What about a parameter for S3FS (or any implementation of AbstractFileSystem) that allows the user to decide if they want "emulated" behavior or "native" behavior? Where "emulated" means that there is a well-defined semantics for every operation of AbstractFileSystem that all derived classes implement, and "native" means that semantics vary by implementation according to what makes sense by the underlying file store.
(As an aside, the discussion on this thread is maybe getting at the point that implementers want the semantics documented so they know whether they are compliant or not.)
I agree that the littering of conditionals should be in this library and not yours.
I would argue that s3fs is already in "emulated" mode, but (see the long discussion in #300 ). This is why, for instance, we strip trailing "/" from paths before handling, since they path names ought not to be like that in a filesystem context, even though S3 allows it.

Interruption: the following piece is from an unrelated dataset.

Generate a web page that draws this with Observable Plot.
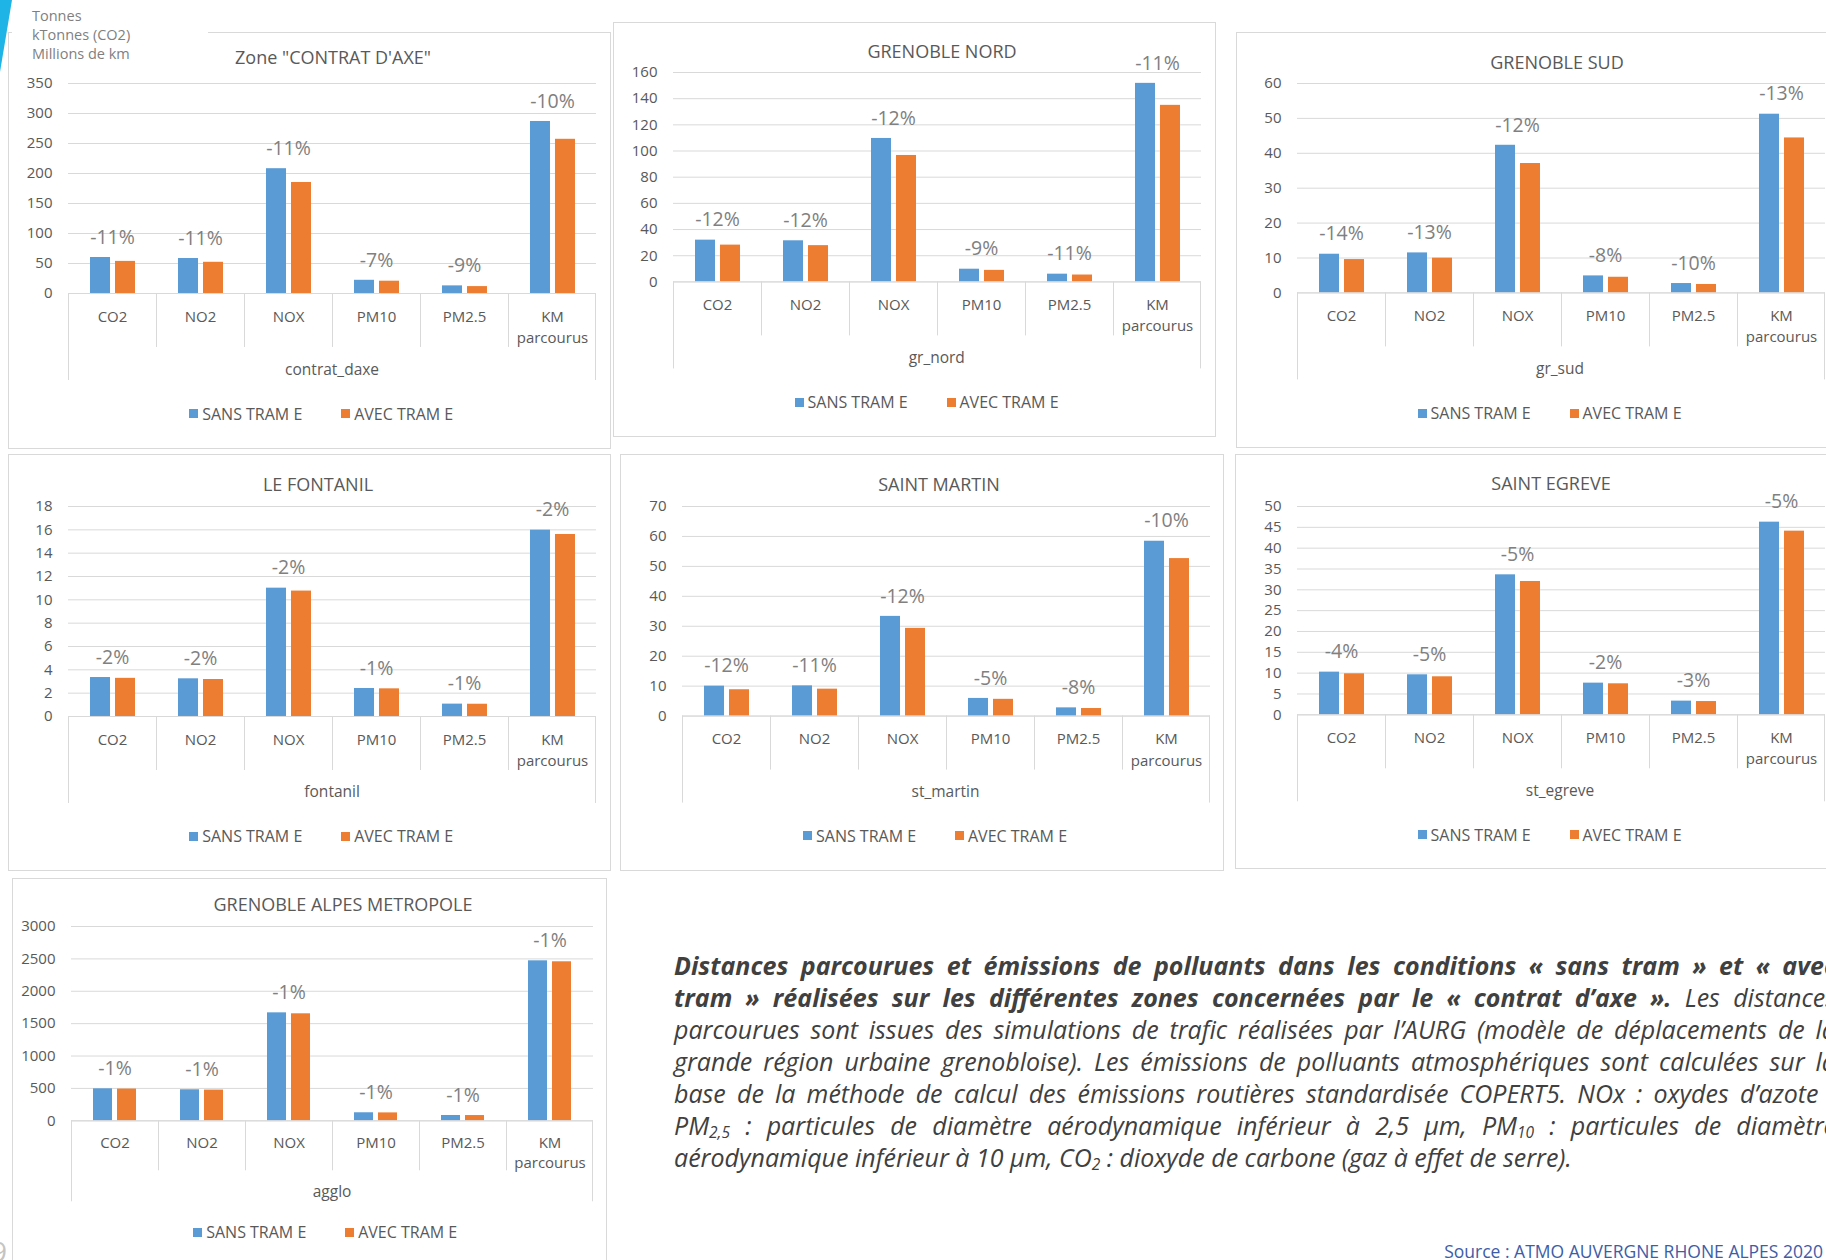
<!DOCTYPE html>
<html lang="fr">
<head>
<meta charset="utf-8">
<title>Distances parcourues et émissions de polluants</title>
<script src="https://cdn.jsdelivr.net/npm/d3@7"></script>
<script src="https://cdn.jsdelivr.net/npm/@observablehq/plot@0.6"></script>
<style>
  html, body { margin: 0; padding: 0; background: #fff; }
  body {
    position: relative; width: 1826px; height: 1260px; overflow: hidden;
    font-family: "Open Sans", "Noto Sans", sans-serif; color: #595959;
  }
  .box { position: absolute; border: 1px solid #d9d9d9; box-sizing: border-box; }
  .lbl { position: absolute; white-space: nowrap; line-height: 1; transform: translate(-50%, -50%); }
  .legend-item {
    position: absolute; display: flex; align-items: center; font-size: 16px;
    line-height: 1; white-space: nowrap; transform: translateY(-50%); color: #595959;
  }
  .swatch { width: 9px; height: 9px; margin-right: 4px; }
  #units {
    position: absolute; left: 12px; top: 0; width: 196px; height: 64px; background: #fff;
    padding: 6px 0 0 20px; box-sizing: border-box; font-size: 14.5px; line-height: 19px; color: #7f7f7f;
  }
  #caption {
    position: absolute; left: 674px; top: 949px; width: 1162px;
    font-style: italic; font-size: 25px; color: #404040;
  }
  #caption .ln { height: 32px; line-height: 32px; white-space: nowrap; overflow: visible; }
  #caption .ln > span { display: inline-block; white-space: nowrap; height: 32px; line-height: 32px; vertical-align: top; }
  #caption sub { font-size: 0.62em; line-height: 0; vertical-align: -0.22em; }
  #source {
    position: absolute; right: 3px; top: 1252px; transform: translateY(-50%);
    font-size: 17.5px; line-height: 1; color: #3d5da8; white-space: nowrap;
  }
  #page { position: absolute; left: -9px; top: 1237px; font-size: 28px; line-height: 1; color: #c4c4c4; }
</style>
</head>
<body>
<svg width="14" height="74" style="position:absolute;left:0;top:0">
  <polygon points="0,0 12,0 0,72" fill="#1fb4e6"></polygon>
</svg>
<script>
// Categories shared by every zone, and the two scenarios
const categories = ["CO2", "NO2", "NOX", "PM10", "PM2.5", "KM\nparcourus"];
const series = ["SANS TRAM E", "AVEC TRAM E"];
const seriesColors = ["#5b9bd5", "#ed7d31"];

// Zone "CONTRAT D'AXE"
const contratSans = [60, 58.3, 208, 22, 12.7, 286.7];
const contratAvec = [53.5, 52, 185, 20.5, 11.5, 257];
const contratChange = ["-11%", "-11%", "-11%", "-7%", "-9%", "-10%"];
const contratTicks = [0, 50, 100, 150, 200, 250, 300, 350];

// Grenoble Nord
const nordSans = [31.9, 31.4, 109.6, 9.7, 5.9, 151.7];
const nordAvec = [28.1, 27.7, 96.6, 8.8, 5.25, 134.9];
const nordChange = ["-12%", "-12%", "-12%", "-9%", "-11%", "-11%"];
const nordTicks = [0, 20, 40, 60, 80, 100, 120, 140, 160];

// Grenoble Sud
const sudSans = [11.08, 11.46, 42.3, 4.87, 2.68, 51.2];
const sudAvec = [9.55, 9.95, 37.07, 4.48, 2.41, 44.4];
const sudChange = ["-14%", "-13%", "-12%", "-8%", "-10%", "-13%"];
const sudTicks = [0, 10, 20, 30, 40, 50, 60];

// Le Fontanil
const fontanilSans = [3.34, 3.23, 11.0, 2.4, 1.06, 15.97];
const fontanilAvec = [3.27, 3.17, 10.75, 2.37, 1.05, 15.6];
const fontanilChange = ["-2%", "-2%", "-2%", "-1%", "-1%", "-2%"];
const fontanilTicks = [0, 2, 4, 6, 8, 10, 12, 14, 16, 18];

// Saint Martin
const martinSans = [10.0, 10.1, 33.3, 5.9, 2.75, 58.4];
const martinAvec = [8.8, 9.0, 29.3, 5.6, 2.53, 52.6];
const martinChange = ["-12%", "-11%", "-12%", "-5%", "-8%", "-10%"];
const martinTicks = [0, 10, 20, 30, 40, 50, 60, 70];

// Saint Egreve
const egreveSans = [10.24, 9.6, 33.6, 7.6, 3.28, 46.24];
const egreveAvec = [9.84, 9.12, 32.0, 7.44, 3.18, 44.08];
const egreveChange = ["-4%", "-5%", "-5%", "-2%", "-3%", "-5%"];
const egreveTicks = [0, 5, 10, 15, 20, 25, 30, 35, 40, 45, 50];

// Grenoble Alpes Metropole
const aggloSans = [494, 479, 1667, 124, 82, 2470];
const aggloAvec = [490, 474, 1652, 122, 81, 2455];
const aggloChange = ["-1%", "-1%", "-1%", "-1%", "-1%", "-1%"];
const aggloTicks = [0, 500, 1000, 1500, 2000, 2500, 3000];

const unitLines = ["Tonnes", "kTonnes (CO2)", "Millions de km"];

// Vertical offsets of the category axis parts below the zero line
const baseOffsets = {c1: 22.7, gap: 21.5, sep: 54, outer: 87, group: 76.5, legend: 120.5};
const tightOffsets = {c1: 21.4, gap: 20, sep: 50, outer: 81, group: 71.4, legend: 112};

const panels = [
  {title: "Zone \"CONTRAT D'AXE\"", zone: "contrat_daxe", sans: contratSans, avec: contratAvec, change: contratChange, ticks: contratTicks,
   box: [8, 32, 603, 417], x0: 65.2, x1: 599, yTop: 83.3, yZero: 293.3, titleAt: [333, 57], titleSize: 18, offsets: baseOffsets},
  {title: "GRENOBLE NORD", zone: "gr_nord", sans: nordSans, avec: nordAvec, change: nordChange, ticks: nordTicks,
   box: [613, 22, 603, 415], x0: 670.5, x1: 1203, yTop: 72.3, yZero: 281.7, titleAt: [942, 51], titleSize: 18, offsets: baseOffsets},
  {title: "GRENOBLE SUD", zone: "gr_sud", sans: sudSans, avec: sudAvec, change: sudChange, ticks: sudTicks,
   box: [1236, 32, 640, 416], x0: 1293.5, x1: 1826.5, yTop: 83.3, yZero: 292.7, titleAt: [1557, 61.7], titleSize: 18, offsets: baseOffsets},
  {title: "LE FONTANIL", zone: "fontanil", sans: fontanilSans, avec: fontanilAvec, change: fontanilChange, ticks: fontanilTicks,
   box: [8, 454, 603, 417], x0: 65.2, x1: 599, yTop: 505.7, yZero: 715.7, titleAt: [318, 484], titleSize: 18, offsets: baseOffsets},
  {title: "SAINT MARTIN", zone: "st_martin", sans: martinSans, avec: martinAvec, change: martinChange, ticks: martinTicks,
   box: [620, 454, 604, 417], x0: 679, x1: 1212, yTop: 505.7, yZero: 715.3, titleAt: [939, 484], titleSize: 18, offsets: baseOffsets},
  {title: "SAINT EGREVE", zone: "st_egreve", sans: egreveSans, avec: egreveAvec, change: egreveChange, ticks: egreveTicks,
   box: [1235, 454, 640, 415], x0: 1293.5, x1: 1826.5, yTop: 505.7, yZero: 714, titleAt: [1551, 483], titleSize: 18, offsets: baseOffsets},
  {title: "GRENOBLE ALPES METROPOLE", zone: "agglo", sans: aggloSans, avec: aggloAvec, change: aggloChange, ticks: aggloTicks,
   box: [12, 878, 595, 420], x0: 69.2, x1: 595, yTop: 926, yZero: 1120.3, titleAt: [343, 904.3], titleSize: 18, offsets: tightOffsets}
];

const FONT = "'Open Sans', 'Noto Sans', sans-serif";

function addDiv(cls, text, x, y, style = {}) {
  const d = document.createElement("div");
  d.className = cls;
  d.textContent = text;
  d.style.left = x + "px";
  d.style.top = y + "px";
  Object.assign(d.style, style);
  document.body.appendChild(d);
  return d;
}

// Panel frames first, so everything else sits on top
for (const p of panels) {
  const b = document.createElement("div");
  b.className = "box";
  Object.assign(b.style, {left: p.box[0] + "px", top: p.box[1] + "px", width: p.box[2] + "px", height: p.box[3] + "px"});
  document.body.appendChild(b);
}

function drawPanel(p) {
  const off = p.offsets;
  const marginLeft = 60, marginRight = 2, marginTop = 26, marginBottom = 104;
  const plotW = p.x1 - p.x0, plotH = p.yZero - p.yTop;

  const rows = categories.flatMap((c, i) => [
    {cat: c, series: series[0], value: p.sans[i]},
    {cat: c, series: series[1], value: p.avec[i]}
  ]);
  const notes = categories.map((c, i) => ({cat: c, value: p.sans[i], text: p.change[i]}));

  const lineHeight = off.gap / 15;
  const catDy = off.c1 + 0.357 * 15 - 0.71 * off.gap;

  const svg = Plot.plot({
    width: plotW + marginLeft + marginRight,
    height: plotH + marginTop + marginBottom,
    marginLeft, marginRight, marginTop, marginBottom,
    style: {fontFamily: FONT, fontSize: "15px", color: "#595959", background: "transparent", overflow: "visible"},
    fx: {domain: categories, padding: 0, axis: null},
    x: {domain: series, paddingInner: 0.205, paddingOuter: 0.854, axis: null},
    y: {domain: [0, d3.max(p.ticks)], axis: null},
    color: {domain: series, range: seriesColors},
    marks: [
      Plot.gridY(p.ticks, {stroke: "#d9d9d9", strokeOpacity: 1}),
      Plot.axisY(p.ticks, {anchor: "left", facetAnchor: "left", tickSize: 0, tickPadding: 16, fontSize: 15,
        fill: "#595959", label: null, tickFormat: (d) => String(d)}),
      Plot.barY(rows, {fx: "cat", x: "series", y: "value", fill: "series"}),
      Plot.ruleY([0], {stroke: "#d9d9d9"}),
      Plot.text(notes, {fx: "cat", y: "value", text: "text", dy: -20, fontSize: 19.5, fill: "#808080"}),
      Plot.text(categories, {fx: (d) => d, text: (d) => d, frameAnchor: "bottom", lineAnchor: "top",
        lineHeight, dy: catDy, fontSize: 15, fill: "#595959"})
    ]
  });

  // Category separators of the two-level axis, placed with the plot's own scales
  const fx = svg.scale("fx");
  const y = svg.scale("y");
  const y0 = y.apply(0);
  const bw = fx.bandwidth ?? (fx.range[1] - fx.range[0]) / categories.length;
  const g = d3.select(svg).append("g").attr("stroke", "#d9d9d9").attr("stroke-width", 1);
  categories.forEach((c, i) => {
    const left = Math.round(fx.apply(c)) + 0.5;
    g.append("line").attr("x1", left).attr("x2", left).attr("y1", y0).attr("y2", y0 + (i === 0 ? off.outer : off.sep));
  });
  const right = Math.round(fx.apply(categories[categories.length - 1]) + bw) - 0.5;
  g.append("line").attr("x1", right).attr("x2", right).attr("y1", y0).attr("y2", y0 + off.outer);

  Object.assign(svg.style, {position: "absolute", left: (p.x0 - marginLeft) + "px", top: (p.yTop - marginTop) + "px"});
  document.body.appendChild(svg);

  // Title, zone name and legend
  addDiv("lbl", p.title, p.titleAt[0], p.titleAt[1], {fontSize: p.titleSize + "px", color: "#595959"});
  addDiv("lbl", p.zone, (p.x0 + p.x1) / 2, p.yZero + off.group, {fontSize: "15.5px", color: "#595959"});
  series.forEach((s, i) => {
    const item = document.createElement("div");
    item.className = "legend-item";
    item.style.left = (p.x0 + 124 + i * 152) + "px";
    item.style.top = (p.yZero + off.legend) + "px";
    const sw = document.createElement("span");
    sw.className = "swatch";
    sw.style.background = seriesColors[i];
    item.appendChild(sw);
    item.appendChild(document.createTextNode(s));
    document.body.appendChild(item);
  });
}

panels.forEach(drawPanel);

// Unit block above the first panel
const units = document.createElement("div");
units.id = "units";
units.innerHTML = unitLines.join("<br>");
document.body.appendChild(units);
</script>

<div id="caption">
  <div class="ln j"><span><b>Distances parcourues et émissions de polluants dans les conditions « sans tram » et « avec</b></span></div>
  <div class="ln j"><span><b>tram » réalisées sur les différentes zones concernées par le « contrat d’axe ».</b> Les distances</span></div>
  <div class="ln j"><span>parcourues sont issues des simulations de trafic réalisées par l’AURG (modèle de déplacements de la</span></div>
  <div class="ln j"><span>grande région urbaine grenobloise). Les émissions de polluants atmosphériques sont calculées sur la</span></div>
  <div class="ln j"><span>base de la méthode de calcul des émissions routières standardisée COPERT5. NOx : oxydes d’azote ;</span></div>
  <div class="ln j"><span>PM<sub>2,5</sub> : particules de diamètre aérodynamique inférieur à 2,5 µm, PM<sub>10</sub> : particules de diamètre</span></div>
  <div class="ln"><span>aérodynamique inférieur à 10 µm, CO<sub>2</sub> : dioxyde de carbone (gaz à effet de serre).</span></div>
</div>
<div id="source">Source : ATMO AUVERGNE RHONE ALPES 2020</div>
<div id="page">9</div>
<script>
// Justify each caption line to the full column width by spreading (or tightening) its word spaces
function justifyCaption() {
  document.querySelectorAll("#caption .ln.j").forEach((line) => {
    const span = line.firstElementChild;
    span.style.wordSpacing = "0px";
    span.style.letterSpacing = "0px";
    const target = line.clientWidth;
    let natural = span.getBoundingClientRect().width;
    const spaces = (span.textContent.match(/ /g) || []).length;
    let extra = (target - natural) / spaces;
    if (extra < -2) {
      const chars = span.textContent.length;
      span.style.letterSpacing = ((target - natural + 2 * spaces) / chars) + "px";
      natural = span.getBoundingClientRect().width;
      extra = (target - natural) / spaces;
    }
    span.style.wordSpacing = extra + "px";
  });
}
justifyCaption();
if (document.fonts && document.fonts.ready) document.fonts.ready.then(justifyCaption);
</script>
</body>
</html>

Probably the best thing to do would be to come up with test cases that can be added to s3fs, demonstrating the behaviour you think should be right, and then go about implementing them.
So... to creating parent directories using mkdirs
, I would suggest that this should attempt to make the bucket in question if it doesn't exist (which can cause an error, as it should) only. So a test for existence of the directory afterwards would still fail unless some content has been put in the directory.
So a test for existence of the directory afterwards would still fail unless some content has been put in the directory.
Or perhaps the test for existing of a folder should always be true? What often is happening is that client code is checking if a dir exists before writing to it. In many filesystems this is required, in S3, it is not. Semantically, as long as the bucket exists, than any directory "exists" already on S3 from the perspective that you don't need to create it first.
Or perhaps the test for existing of a folder should always be true?
I can see your reasoning, but
- how do you know that
exists
is intending to test for a directory? - should be able to access the bucket at least?
Currently, ls('existingbucket/notadirectory')
returns []
, and ls('notabucket/notadirectory')
gives FileNotFoundError
.
Another case where I ran into the same problem: trying to write generic code based on the fsspec AbstractFileSystem implementation for an fsspec-wrapper in pyarrow
.
The specification has a mkdir(.., create_parents=True)
, but this doesn't work for s3fs
create_parents
should indeed be added in s3fs, and should create the bucket only, if it doesn't exist - following the commentary above.
Hi. I'm my project I'm using S3FileSystem as a drop-in for regular local file system functions, since it supposedly supports fsspec. I really don't care whether S3 supports actually folders or not, but if S3FileSystem implements fsspec, therefore S3Filesystem must emulate folder support, else please don't inherit from fsspec and don't call it a FileSystem, because currently it is not. e.g., other folder specific operations like listdir() return everything in the bucket instead of a single folder. Currently the situation is like a hybrid between claiming support for folders but not implementing anything. So I have to make my own implementation of a real FileSystem that users S3FileSystem underneath and tries to fixes issues with folders. Thank you.
@joaoe , please start a new issue specifying code you are executing, your expected behaviour and what actually happens.
@ianthomas23 , my last comment above would be a quick PR, if this has not been implemented since.
create_parents should indeed be added in s3fs, and should create the bucket only, if it doesn't exist - following the commentary above.
EDIT: I have checked and s3fs does indeed support create_parents in mkdir.